Henry, the son of William Henry of Lancaster and Ann Wood Henry, was born in Lancaster, Pennsylvania. His father, an important gunsmith, apprenticed him at the age of 14 to an uncle, also a gunsmith, who moved with John Joseph to Detroit. Perhaps due to lack of business, the young man returned to Lancaster, on foot, with a guide who died in the wilderness along the way.[1]
At age sixteen he enlisted as a rifleman in the Pennsylvania state troops and marched with Benedict Arnold's expedition to Quebec in 1775. Taken prisoner during the ill-fated attempt to storm the city on January 1, 1776, Henry remained confined for nine months. He was confined for a time aboard HMS Pearl in New York's harbor; while imprisoned there he witnessed the Great Fire of New York.[2] He spent two years recuperating from his injuries at his father's home in Lancaster, and never healed completely.
Henry began to study law and, after clerking for Stephen Chambers, a prominent Lancaster attorney, he was admitted to the bar in 1785. In 1793 he was appointed president judge of the second district of Pennsylvania.
Henry married Chambers's younger sister, Jane. His will indicates that he had at least eight children: Anne-Mary, Caroline, Elisabeth, Harriet-Sidney, Amelia-Catherine, Lydia-Chambers, and Julian. The eighth and eldest, Stephen Chambers Henry, was "for good causes...absolutely exclude[d] and disinherit[ed]" in his father's will. Stephen Chambers Henry (January 4, 1786 – August 12, 1834) earned his M.D. from the University of Pennsylvania and in 1809 moved to Detroit, where he was a surgeon during the War of 1812 and, like his father, taken prisoner. He died of cholera in 1834.[3]
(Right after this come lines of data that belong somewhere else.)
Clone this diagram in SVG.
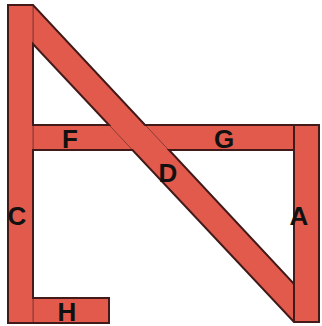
<svg xmlns="http://www.w3.org/2000/svg" width="322" height="326" viewBox="0 0 322 326">
<style>
.m{fill:#e25a4c;stroke:#8a3a34;stroke-width:1}
.o{fill:none;stroke:#431a1a;stroke-width:2}
text{font-family:"Liberation Sans",Arial,sans-serif;font-weight:bold;font-size:26px;fill:#111;text-anchor:middle}
</style>
<rect width="322" height="326" fill="#fff"/>
<g id="G"><rect class="m" x="33" y="125" width="261" height="25"/></g>
<g id="H"><rect class="m" x="33" y="298" width="76" height="25"/></g>
<g id="D"><polygon class="m" points="33,5 294,284 294,322 33,44"/></g>
<g id="C"><rect class="m" x="8" y="5" width="25" height="318"/></g>
<g id="A"><rect class="m" x="294" y="125" width="25" height="197"/></g>
<g id="connectors"><path class="o" d="M8,5H33L145,125H319V322H294L132.500,150H33V298H109V323H8ZM33,44V125H109ZM294,150H169L294,284ZM294,125V150M294,284V322"/></g>
<g id="labels"><text x="70" y="148">F</text><text x="224" y="148">G</text><text x="67" y="321">H</text><text x="168" y="182">D</text><text x="17" y="225">C</text><text x="299" y="225">A</text></g>
</svg>
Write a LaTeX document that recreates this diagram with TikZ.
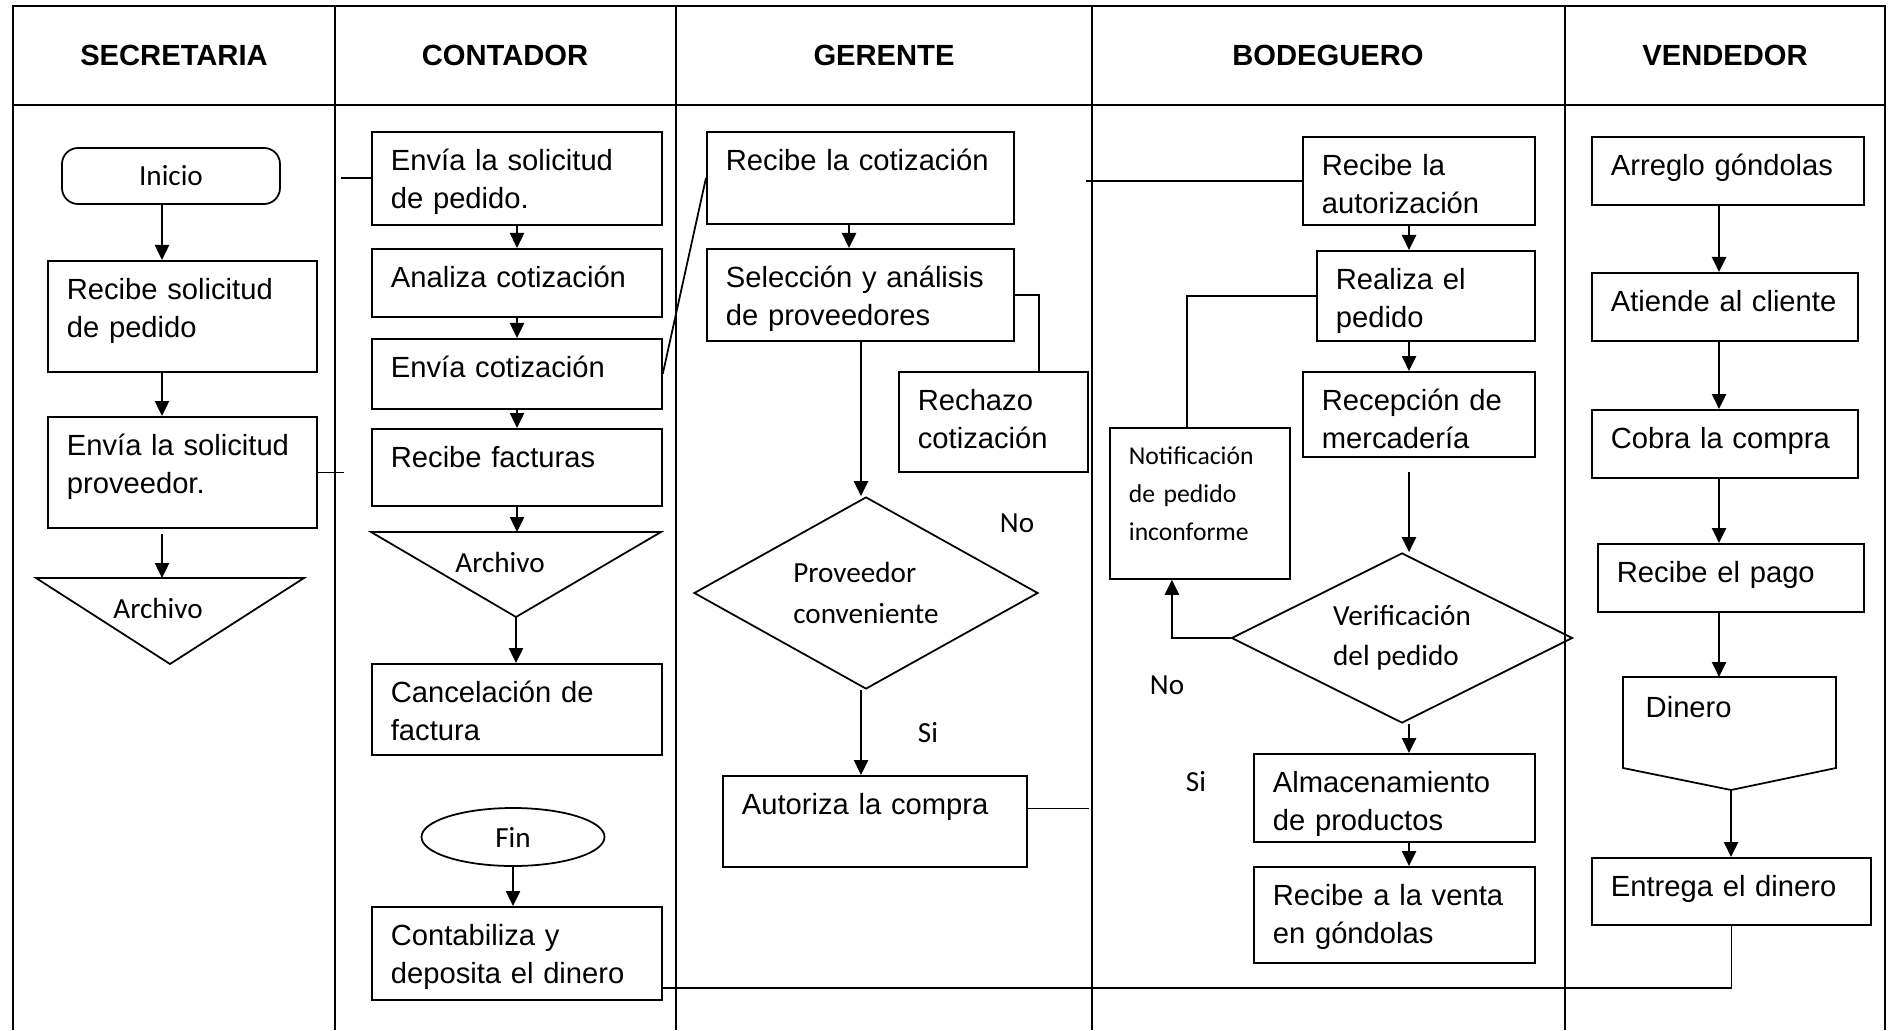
\documentclass[tikz,border=0pt]{standalone}
\usepackage{fontspec}
\usepackage{tikz}
\usetikzlibrary{arrows.meta,shapes.geometric}

\newfontfamily\arialfam{Liberation Sans}
\newfontfamily\califam{Carlito}
\newcommand{\fcaja}{\arialfam\fontsize{8.3}{10.8}\selectfont}
\newcommand{\fcal}{\califam\fontsize{8.3}{11.4}\selectfont}
\newcommand{\fnotif}{\califam\fontsize{7.3}{10.7}\selectfont}
\newcommand{\fhead}{\arialfam\bfseries\fontsize{8.3}{10}\selectfont}

\tikzset{
	caja/.style 2 args={draw, line width=0.5pt, anchor=north west, align=left, font=\fcaja,
		inner xsep=1.9mm, inner ysep=0pt, text width=#1, text height=3.9mm, text depth=#2},
	decision/.style={draw, diamond, line width=0.5pt, inner sep=0pt, align=left, font=\fcal},
	flecha/.style={line width=0.7pt, -{Triangle[length=1.5mm,width=1.4mm]}},
	linea/.style={line width=0.5pt},
	tabla/.style={line width=0.7pt},
}

\begin{document}
\begin{tikzpicture}[x=0.1mm, y=-0.1mm]
	\useasboundingbox (0,0) rectangle (1890,1030);

	\draw[tabla] (13,1030) -- (13,6) -- (1885,6) -- (1885,1030);
	\draw[tabla] (13,105) -- (1885,105);
	\foreach \x in {335,676,1092,1565}
		\draw[tabla] (\x,6) -- (\x,1030);

	\node[font=\fhead] (hsec) at (174,55) {SECRETARIA};
	\node[font=\fhead] (hcont) at (505,55) {CONTADOR};
	\node[font=\fhead] (hger) at (884,55) {GERENTE};
	\node[font=\fhead] (hbod) at (1328,55) {BODEGUERO};
	\node[font=\fhead] (hvend) at (1725,55) {VENDEDOR};

	\coordinate (ejeS) at (162,0);
	\coordinate (ejeC) at (517,0);
	\coordinate (ejeGa) at (849,0);
	\coordinate (ejeG) at (861,0);
	\coordinate (ejeB) at (1409,0);
	\coordinate (ejeV) at (1719,0);

	% secretaria
	\node[draw, rounded corners=1.6mm, line width=0.5pt, minimum width=21.8mm, minimum height=5.6mm, font=\fcal] (inicio) at (171,176) {Inicio};
	\node[caja={23.1mm}{7.2mm}] (recsol) at (47,260) {Recibe solicitud\\de pedido};
	\node[caja={23.1mm}{7.2mm}] (envprov) at (47,416) {Envía la solicitud\\proveedor.};
	\coordinate (t1a) at (36,578);
	\coordinate (t1b) at (304,578);
	\coordinate (t1c) at (170,664);
	\draw[linea] (t1a) -- (t1b) -- (t1c) -- cycle;
	\node[font=\fcal] (arch1) at (158,608) {Archivo};

	\draw[flecha] (inicio.south -| ejeS) -- (recsol.north -| ejeS);
	\draw[flecha] (recsol.south -| ejeS) -- (envprov.north -| ejeS);
	\draw[flecha, shorten <=0.5mm] (envprov.south -| ejeS) -- (t1a -| ejeS);
	\draw[linea] (envprov.east) -- ++(26,0);

	% contador
	\node[caja={25.2mm}{5.4mm}] (envped) at (371,131) {Envía la solicitud\\de pedido.};
	\node[caja={25.2mm}{2.9mm}] (analiza) at (371,248) {Analiza cotización};
	\node[caja={25.2mm}{3.1mm}] (envcot) at (371,338) {Envía cotización};
	\node[caja={25.2mm}{3.8mm}] (recfac) at (371,428) {Recibe facturas};
	\coordinate (t2a) at (371,532);
	\coordinate (t2b) at (661,532);
	\coordinate (t2c) at (516,617);
	\draw[linea] (t2a) -- (t2b) -- (t2c) -- cycle;
	\node[font=\fcal] (arch2) at (500,562) {Archivo};
	\node[caja={25.2mm}{5.2mm}] (cancel) at (371,663) {Cancelación de\\factura};
	\node[draw, ellipse, line width=0.5pt, minimum width=18.3mm, minimum height=5.8mm, inner sep=0pt, font=\fcal] (fin) at (513,837) {Fin};
	\node[caja={25.2mm}{5.4mm}] (contab) at (371,906) {Contabiliza y\\deposita el dinero};

	\draw[linea] (envped.west) -- ++(-30,0);
	\draw[flecha] (envped.south -| ejeC) -- (analiza.north -| ejeC);
	\draw[flecha] (analiza.south -| ejeC) -- (envcot.north -| ejeC);
	\draw[flecha] (envcot.south -| ejeC) -- (recfac.north -| ejeC);
	\draw[flecha] (recfac.south -| ejeC) -- (t2a -| ejeC);
	\draw[flecha] (t2c) -- (t2c |- cancel.north);
	\draw[flecha] (fin.south) -- (fin.south |- contab.north);

	% gerente
	\node[caja={26.9mm}{5.3mm}] (reccot) at (706,131) {Recibe la cotización};
	\node[caja={26.9mm}{5.3mm}] (selec) at (706,248) {Selección y análisis\\de proveedores};
	\node[caja={15.1mm}{6.1mm}] (rechazo) at (898,371) {Rechazo\\cotización};
	\node[decision, aspect=1.8, minimum width=34.4mm, minimum height=19.2mm] (provconv) at (866,593) {Proveedor\\conveniente};
	\node[caja={26.6mm}{5.2mm}] (autoriza) at (722,775) {Autoriza la compra};
	\node[font=\fcal] (nog) at (1017,523) {No};
	\node[font=\fcal] (sig) at (928,733) {Si};

	\draw[linea] (envcot.east) -- (reccot.west);
	\draw[flecha] (reccot.south -| ejeGa) -- (selec.north -| ejeGa);
	\draw[linea] (selec.east) -| ([xshift=4.55mm]rechazo.north);
	\draw[flecha] (selec.south -| ejeG) -- (provconv.north -| ejeG);
	\draw[flecha] (provconv.south -| ejeG) -- (autoriza.north -| ejeG);
	\draw[linea] ([yshift=1.3mm]autoriza.east) -- ++(61,0);

	% bodeguero
	\node[caja={19.4mm}{4.9mm}] (recaut) at (1302,136) {Recibe la\\autorización};
	\node[caja={18.0mm}{5.1mm}] (realiza) at (1316,250) {Realiza el\\pedido};
	\node[caja={19.4mm}{4.6mm}] (recep) at (1302,371) {Recepción de\\mercadería};
	\node[caja={14.2mm}{11.4mm}, font=\fnotif, text height=3.7mm] (notif) at (1109,427) {Notificación\\de pedido\\inconforme};
	\node[decision, aspect=2, minimum width=34.1mm, minimum height=17mm] (verif) at (1402,638) {Verificación\\del pedido};
	\node[caja={24.3mm}{4.9mm}] (almac) at (1253,753) {Almacenamiento\\de productos};
	\node[caja={24.3mm}{5.7mm}] (recventa) at (1253,866) {Recibe a la venta\\en góndolas};
	\node[font=\fcal] (nob) at (1167,685) {No};
	\node[font=\fcal] (sib) at (1196,782) {Si};

	\draw[linea] (recaut.west) -- ++(-216,0);
	\draw[flecha] (recaut.south -| ejeB) -- (realiza.north -| ejeB);
	\draw[flecha] (realiza.south -| ejeB) -- (recep.north -| ejeB);
	\draw[flecha, shorten <=1.4mm] (recep.south -| ejeB) -- (verif.north -| ejeB);
	\draw[flecha] (verif.south -| ejeB) -- (almac.north -| ejeB);
	\draw[flecha] (almac.south -| ejeB) -- (recventa.north -| ejeB);
	\draw[linea] ([xshift=-1.3mm]notif.north) |- (realiza.west);
	\draw[flecha] (verif.west) -| ([xshift=-2.8mm]notif.south);

	% vendedor
	\node[caja={23.4mm}{2.9mm}] (arreglo) at (1591,136) {Arreglo góndolas};
	\node[caja={22.8mm}{2.9mm}] (atiende) at (1591,272) {Atiende al cliente};
	\node[caja={22.8mm}{2.9mm}] (cobra) at (1591,409) {Cobra la compra};
	\node[caja={22.8mm}{2.9mm}] (recpago) at (1597,543) {Recibe el pago};
	\coordinate (din1) at (1623,677);
	\coordinate (din2) at (1836,677);
	\coordinate (din3) at (1836,768);
	\coordinate (din4) at (1731,790);
	\coordinate (din5) at (1623,768);
	\draw[linea] (din1) -- (din2) -- (din3) -- (din4) -- (din5) -- cycle;
	\node[anchor=base west, inner sep=0pt, font=\fcaja] (dinero) at (1645,717) {Dinero};
	\node[caja={24.1mm}{2.8mm}] (entrega) at (1591,857) {Entrega el dinero};

	\draw[flecha] (arreglo.south -| ejeV) -- (atiende.north -| ejeV);
	\draw[flecha] (atiende.south -| ejeV) -- (cobra.north -| ejeV);
	\draw[flecha] (cobra.south -| ejeV) -- (recpago.north -| ejeV);
	\draw[flecha] (recpago.south -| ejeV) -- (din1 -| ejeV);
	\draw[flecha] (din4) -- (din4 |- entrega.north);
	\draw[linea] (entrega.south) |- ([yshift=-3.45mm]contab.east);
\end{tikzpicture}
\end{document}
John Joseph Henry's career as a lawyer and judge was cut short by the recurrence of the injuries that he had suffered during the march on Quebec. These injuries prevented his attendance at court, and in 1809 the legislature debated, only to reject, a petition to remove him from office. He resigned his office in January 1811. In his final years he wrote An Accurate and Interesting Account of the Hardships and Sufferings of That Band of Heroes, Who Traversed the Wilderness in the Campaign Against Quebec in 1775, published in 1812 after his death. His account of the Arnold expedition has been often quoted and frequently reprinted.